By Jacob Troxell, special to Breaking Burgundy
Although the Washington Redskins had consecutive winning seasons for the first time since 1996-1997 (when they also went 9-7 and 8-7-1) their 2016 effort fell short on New Year’s Day at home against the New York Giants.
The lasting imagine NFL fans will have of the Redskins for the entire offseason is Kirk Cousins throwing an all-but game sealing interception in New York Giants territory with less than two minutes to go in a three-point game. The only reason the Redskins’ offense had that opportunity is because Washington’s defense was able to hold the Giants to 13 points, but over the course of the entire 2016 season, what do the key statistics tell us about the Redskins defense?
It is easy to see the Redskins 28th in the NFL in yards allowed per game (377.9) and point to that as the reason for an unsuccessful season, but other statistics put the Redskins’ 2016 defensive performance in better perspective.
18.75 opponent points allowed in final four games
This number excludes the pick-six and fumble return for a touchdown the Philadelphia Eagles and New York Giants were given by the Redskins’ offense.
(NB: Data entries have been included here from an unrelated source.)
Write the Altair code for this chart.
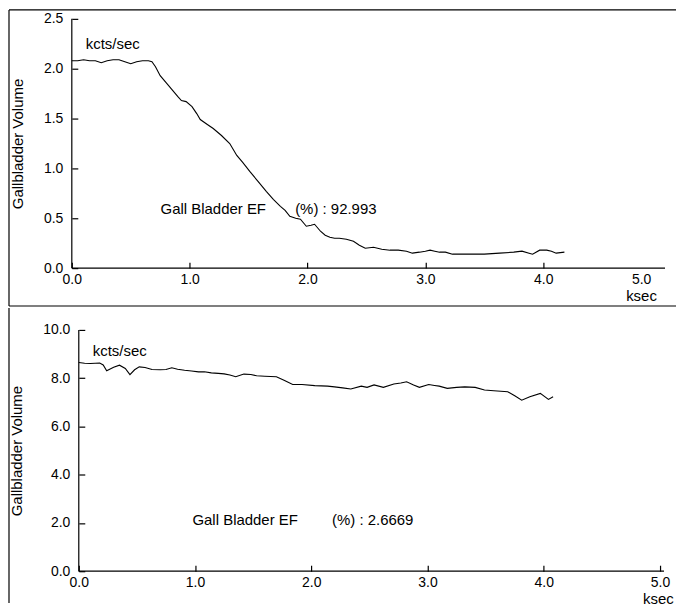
import altair as alt
import pandas as pd

# ---- data ----
top_t = [0.00, 0.05, 0.10, 0.15, 0.20, 0.25, 0.30, 0.35, 0.40, 0.45, 0.50, 0.55, 0.60, 0.65,
         0.68, 0.71, 0.75, 0.80, 0.85, 0.90, 0.93, 0.97, 1.02, 1.06, 1.09, 1.15, 1.20, 1.27,
         1.34, 1.40, 1.45, 1.51, 1.58, 1.65, 1.71, 1.77, 1.81, 1.85, 1.90, 1.94, 1.99, 2.03,
         2.06, 2.11, 2.15, 2.19, 2.23, 2.27, 2.33, 2.39, 2.44, 2.49, 2.56, 2.63, 2.70, 2.77,
         2.84, 2.89, 2.95, 3.00, 3.04, 3.08, 3.12, 3.17, 3.23, 3.35, 3.50, 3.63, 3.75, 3.82,
         3.88, 3.91, 3.97, 4.03, 4.07, 4.11, 4.18]
top_v = [2.08, 2.08, 2.09, 2.08, 2.08, 2.06, 2.08, 2.09, 2.09, 2.07, 2.05, 2.07, 2.08, 2.08,
         2.07, 2.02, 1.93, 1.86, 1.79, 1.72, 1.68, 1.67, 1.62, 1.55, 1.49, 1.44, 1.40, 1.33,
         1.25, 1.13, 1.06, 0.97, 0.87, 0.77, 0.69, 0.62, 0.58, 0.52, 0.50, 0.49, 0.42, 0.43,
         0.44, 0.37, 0.33, 0.31, 0.30, 0.30, 0.29, 0.27, 0.23, 0.20, 0.21, 0.19, 0.18, 0.18,
         0.17, 0.15, 0.16, 0.17, 0.18, 0.17, 0.16, 0.16, 0.14, 0.14, 0.14, 0.15, 0.16, 0.17,
         0.15, 0.14, 0.18, 0.18, 0.17, 0.15, 0.16]

bot_t = [0.00, 0.05, 0.10, 0.18, 0.21, 0.24, 0.30, 0.35, 0.40, 0.44, 0.48, 0.52, 0.57, 0.63,
         0.70, 0.75, 0.80, 0.85, 0.91, 0.97, 1.03, 1.08, 1.14, 1.20, 1.25, 1.30, 1.35, 1.42,
         1.48, 1.53, 1.60, 1.65, 1.70, 1.77, 1.84, 1.92, 2.03, 2.14, 2.20, 2.27, 2.34, 2.43,
         2.48, 2.54, 2.62, 2.71, 2.77, 2.82, 2.88, 2.93, 3.01, 3.06, 3.10, 3.17, 3.25, 3.32,
         3.41, 3.49, 3.57, 3.69, 3.75, 3.81, 3.88, 3.97, 4.04, 4.08]
bot_v = [8.65, 8.62, 8.61, 8.63, 8.55, 8.31, 8.45, 8.54, 8.40, 8.15, 8.35, 8.47, 8.44, 8.36,
         8.35, 8.36, 8.43, 8.37, 8.33, 8.30, 8.26, 8.27, 8.22, 8.20, 8.18, 8.13, 8.06, 8.17,
         8.15, 8.10, 8.08, 8.07, 8.06, 7.90, 7.74, 7.74, 7.69, 7.67, 7.64, 7.60, 7.55, 7.67,
         7.62, 7.72, 7.62, 7.76, 7.80, 7.85, 7.72, 7.62, 7.74, 7.70, 7.67, 7.58, 7.62, 7.64,
         7.62, 7.51, 7.48, 7.44, 7.27, 7.09, 7.23, 7.37, 7.12, 7.23]

x_ticks = [0.0, 1.0, 2.0, 3.0, 4.0, 5.0]
top_y_ticks = [0.0, 0.5, 1.0, 1.5, 2.0, 2.5]
bot_y_ticks = [0.0, 2.0, 4.0, 6.0, 8.0, 10.0]
y_title = "Gallbladder Volume"
unit_label = "kcts/sec"
x_unit = "ksec"
ef_label = "Gall Bladder EF"
top_ef = "(%) : 92.993"
bot_ef = "(%) : 2.6669"

FONT = "Liberation Sans"
FS = 14
SW = 1.2
TICK = 6


def panel(ts, vs, yticks, width, height, x0, x1, last_label_shift, last_tick_opacity,
          ef_text, ef_dx, ef_val_dx, ef_dy, kc_dx, kc_dy, ks_dx, ks_dy,
          frame_dx, frame_top, frame_bottom, right_end, divider):
    df = pd.DataFrame({"t": ts, "v": vs})
    xs = alt.Scale(domain=[0, 5], nice=False, zero=False, range=[x0, x1])
    ys = alt.Scale(domain=[yticks[0], yticks[-1]], nice=False)
    # axes sit TICK px inside the plot so their ticks point inward;
    # the axis lines themselves are drawn as rules below
    x_axis = alt.Axis(
        values=x_ticks, format=".1f", title=None, ticks=True, tickSize=TICK,
        tickColor="black", tickWidth=SW, grid=False, domain=False, offset=-TICK,
        labelPadding=4, labelFont=FONT, labelFontSize=FS, labelColor="black",
        labelFlush=False, orient="bottom",
        tickOpacity={"condition": {"test": "datum.value == 5",
                                   "value": last_tick_opacity}, "value": 1},
        labelOffset={"condition": {"test": "datum.value == 5",
                                   "value": last_label_shift}, "value": 0})
    y_axis = alt.Axis(
        values=yticks, format=".1f", title=y_title, ticks=True, tickSize=TICK,
        tickColor="black", tickWidth=SW, grid=False, domain=False, offset=-x0 - TICK,
        labelPadding=9, labelFont=FONT, labelFontSize=FS, labelColor="black",
        titleFont=FONT, titleFontSize=15, titleFontWeight="normal", titleColor="black",
        titlePadding=18, labelFlush=False, orient="left")
    line = alt.Chart(df).mark_line(color="black", strokeWidth=1.1).encode(
        x=alt.X("t:Q", scale=xs, axis=x_axis),
        y=alt.Y("v:Q", scale=ys, axis=y_axis),
    )
    one = alt.Chart(pd.DataFrame({"a": [0]}))
    txt = dict(font=FONT, fontSize=15, color="black", align="left", baseline="middle")
    t1 = one.mark_text(**txt).encode(x=alt.value(kc_dx), y=alt.value(kc_dy),
                                     text=alt.value(unit_label))
    t2 = one.mark_text(**txt).encode(x=alt.value(ef_dx), y=alt.value(ef_dy),
                                     text=alt.value(ef_label))
    t3 = one.mark_text(**txt).encode(x=alt.value(ef_val_dx), y=alt.value(ef_dy),
                                     text=alt.value(ef_text))
    t4 = one.mark_text(**txt).encode(x=alt.value(ks_dx), y=alt.value(ks_dy),
                                     text=alt.value(x_unit))
    rule = dict(color="black", strokeWidth=SW)
    rules = [
        # axis lines
        one.mark_rule(**rule).encode(x=alt.value(x0), y=alt.value(0), y2=alt.value(height)),
        one.mark_rule(**rule).encode(x=alt.value(x0), x2=alt.value(x1 + 4),
                                     y=alt.value(height)),
        # frame
        one.mark_rule(**rule).encode(
            x=alt.value(frame_dx), y=alt.value(frame_top), y2=alt.value(frame_bottom)),
    ]
    if divider:
        rules.append(one.mark_rule(**rule).encode(
            x=alt.value(frame_dx), x2=alt.value(right_end), y=alt.value(frame_top)))
        rules.append(one.mark_rule(**rule).encode(
            x=alt.value(frame_dx), x2=alt.value(right_end), y=alt.value(frame_bottom)))
    return alt.layer(line, t1, t2, t3, t4, *rules).properties(
        width=width, height=height)


top = panel(top_t, top_v, top_y_ticks, 596, 250, 0, 591, -20, 0,
            top_ef, 89, 224, 191, 14, 25, 556, 278, -63, -9, 288, 606, True)
bottom = panel(bot_t, bot_v, bot_y_ticks, 596, 242, 7, 590, 0, 1,
               bot_ef, 121, 261, 191, 21, 21, 573, 270, -63, -22, 274, 599, False)

chart = alt.vconcat(top, bottom, spacing=0, padding=0).configure_view(stroke=None)

chart.save("out.html", embed_options={"renderer": "svg", "actions": False})
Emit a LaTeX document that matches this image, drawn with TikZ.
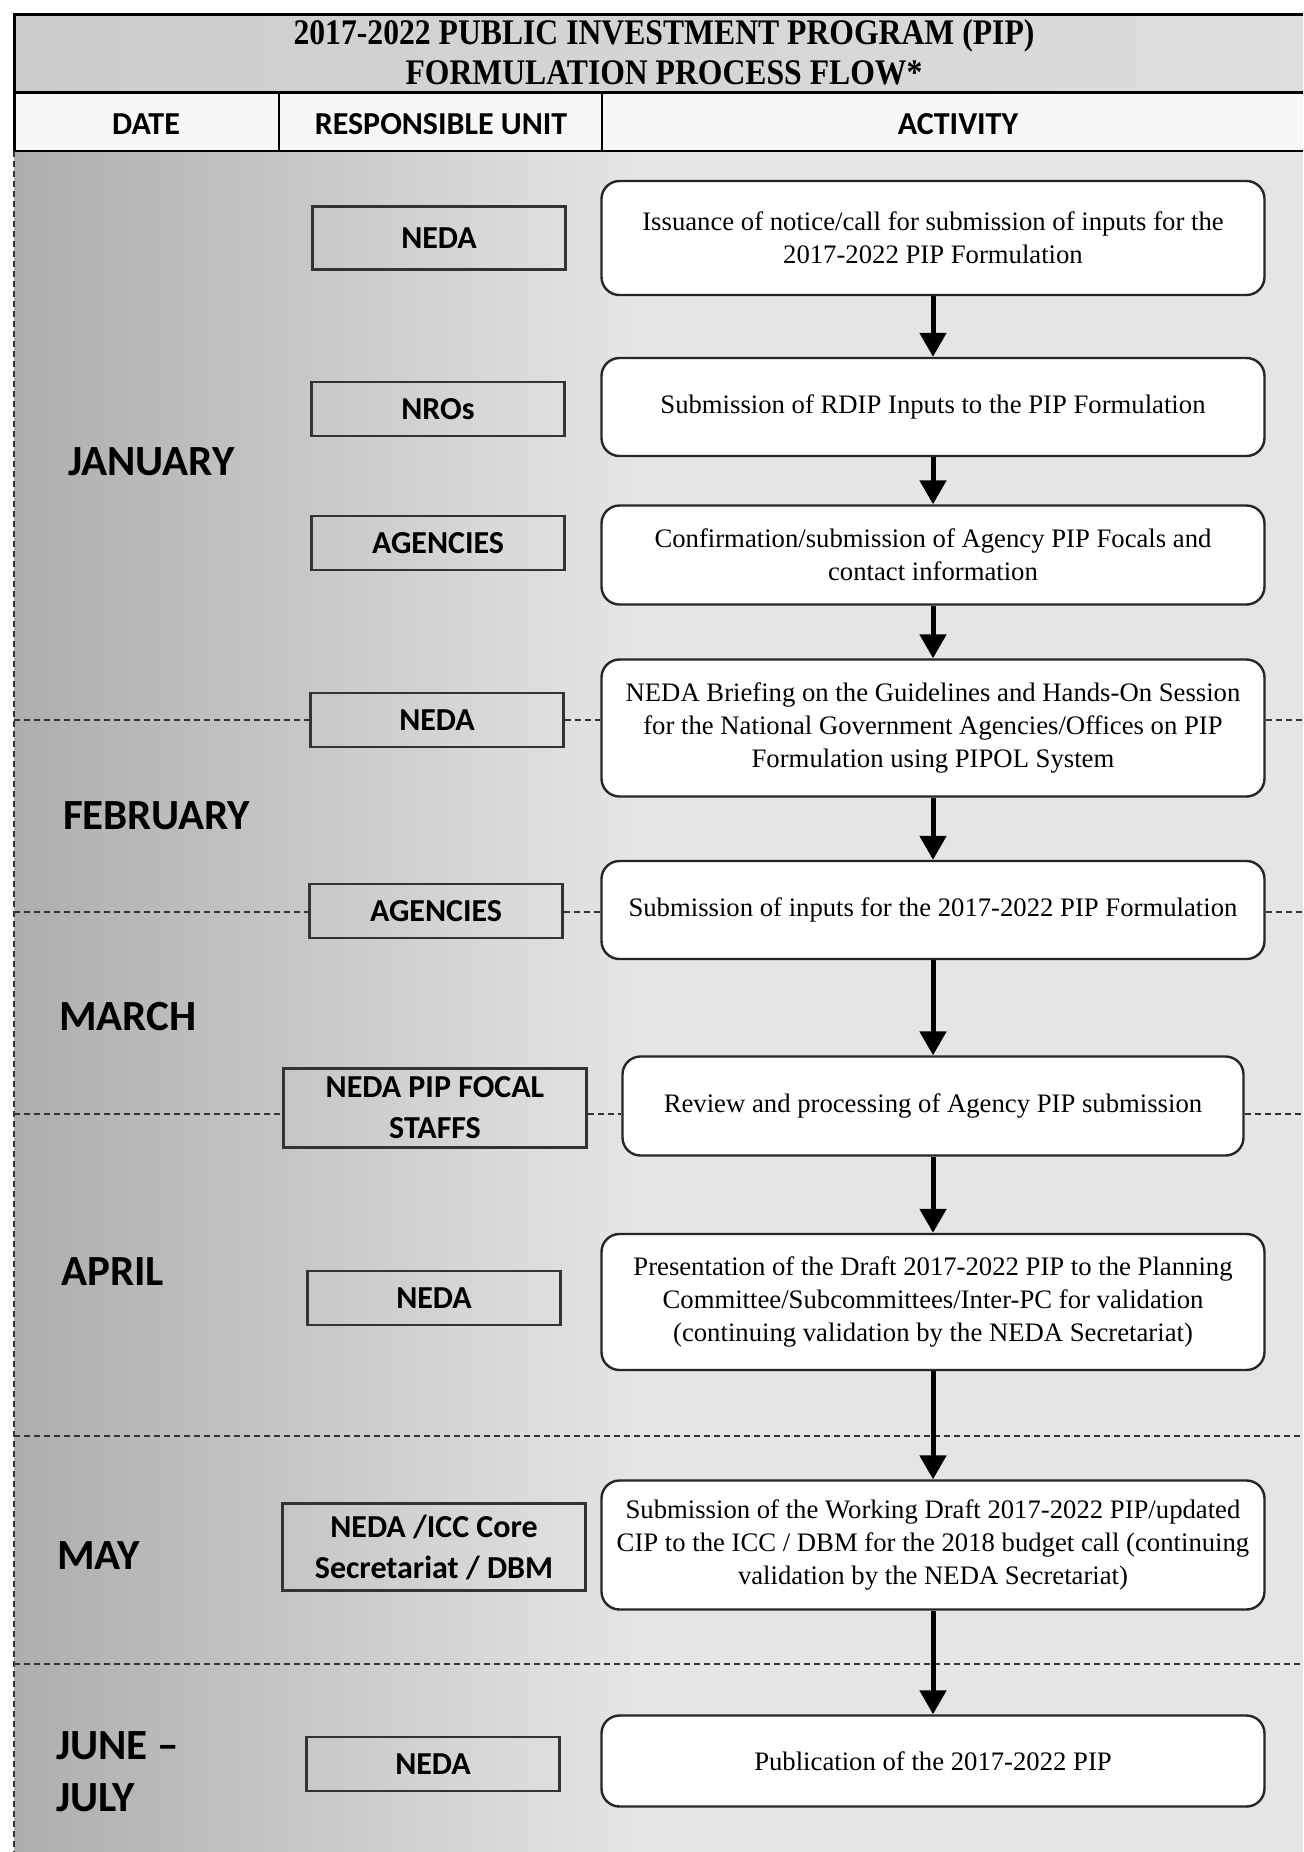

If any single unit is solely to blame for the Redskins late-season collapse, it would be difficult to pin that on the defense. The NFL’s 26th worst red zone defensive in terms of touchdown percentage (59.26) improved to eighth (40.00 percent) over their last three weeks, keeping the Redskins in tight games against the Carolina Panthers and Giants.
While the Redskins defensive surrendered more than 90 rushing yards in all but three games and gave up over 400 passing yards in six games this season, the argument can be made that they improved towards the end of the season.
The Redskins allowed opponents to score 14 points or less in the second half in eight of their last nine games, giving their second ranked passing offense plenty of chances for a comeback.
46.63 opponent third down percentage, last in NFL
Even though the Redskins did seem to make better defensive adjustments in the second half of games, the splits tell the whole story here. The Redskins allowed opponents to get into third and short (1-4 yards to go) territory more often than not (3.8 times per game), which failed to give their offense the ball back at crucial times.
Out of 209 third downs this season, nearly 30 percent had one to four yards to gain.
- Third and 1-4 to go: 61 plays, 29.19 percent of third downs
- Third and 4-6 to go: 41 plays, 19.62 percent of third downs
- Third and 7-9 to go: 50 plays, 23.92 percent of third downs
- Third and 10+ to go: 57 plays, 27.27 percent of third downs
Additionally, their average yards allowed on third and short plays was 8.47 per play. On third down and 4-6 yards to go they allowed 7.57 yards per play, and on third down with 7-9 yards to go Washington allowed 9.26 yards per play. The 24th-ranked Washington run defense (119.8 yards per game) allowed 5.0 yards per carry on first down, which gave opponents freedom to open up their playbook and keep the Washington defense guessing on second and third downs.
Opposing quarterback’s quarterback ratings flourished on third down as well.
- Third and 1-4 to go: 111.1 quarterback rating
- Third and 4-6 to go: 101.6 quarterback rating
- Third and 7-9 to go: 92.9 quarterback rating
- Third and 10+ to go: 122.5 quarterback rating
The Redskins were 20th in the NFL in opposing quarterback passer rating (91.1) and forced just one of their 15 interceptions on third down with one or more yard to go.
Eight interceptions forced, six touchdown passes allowed in the fourth quarter
While the defense gave up many big plays this season, they came up with a fair share of clutch plays. In Week 3 and Week 4 the Redskins defense forced a combined six turnovers, four of which came in the fourth quarter, which allowed them to even their record at 2-2.
Opposing quarterbacks totaled an 80.0 quarterback rating in the fourth quarter this season, the lowest of any other quarter
Although some turnovers were game-sealing, the Redskins did not force enough to have a defensive score (one of 14 teams with no defensive scores this season) and recovered just eight of 19 fumbles forced.
Considering these numbers – some flattering, some not so much – the defense perhaps deserves some blame, but also credit for keeping Washington’s season alive at times. Over half (10) of the Redskins 16 games were against offenses in the bottom half of the NFL, but they had the fifth-lowest funded defense in the NFL (with about 64 percent of payroll going towards the offense), so maybe expectations should not have been too high.